Single by Sam & Dave

from the album Back at Cha
- B-side: "Blinded By Love"
- Released: 1974
- Genre: Soul
- Label: United Artists
- Songwriters: G. Dalton & K. Dubarri
- Producer: Steve Cropper

Sam & Dave singles chronology
| "Don't Pull Your Love" (1971) | "A Little Bit of Good (Cures a Whole Lot of Bad)" (1974) | "Under the Boardwalk" (1974) |

= A Little Bit of Good (Cures a Whole Lot of Bad) =

1974 single by Sam & Dave

"A Little Bit of Good (Cures a Whole Lot of Bad)" a.k.a. "A Little Bit of Good" was a hit on the Hot Soul Singles Chart for soul duo Sam & Dave in 1974.

==Background==
The song was written by Gary Dalton and Kent Dubarri who were the duo Dalton & Dubarri. It was originally on their Good Head album which was released in 1974. Sam & Dave had their version released on the United Artists label. It marked their getting back together as a duo. Produced by Steve Cropper, it was from their album, Back Atcha which Cropper also produced.

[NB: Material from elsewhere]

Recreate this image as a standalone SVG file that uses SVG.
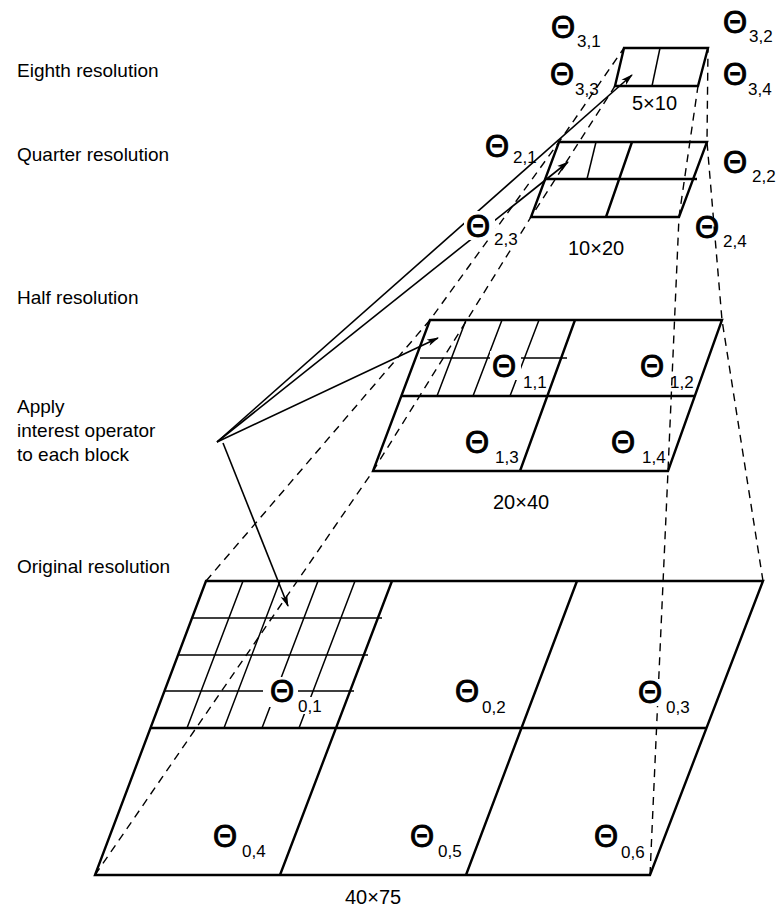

It was the only song in the soul section of the Billboard Top Single Picks for May 18, 1974, the reviewer called it the kind of funky song that has always been their trade mark and that with the working of their vocals, it should hit both pop and soul.

==Chart history==
The single peaked at No. 89 on the Billboard Hot Soul Singles chart during a four-week run.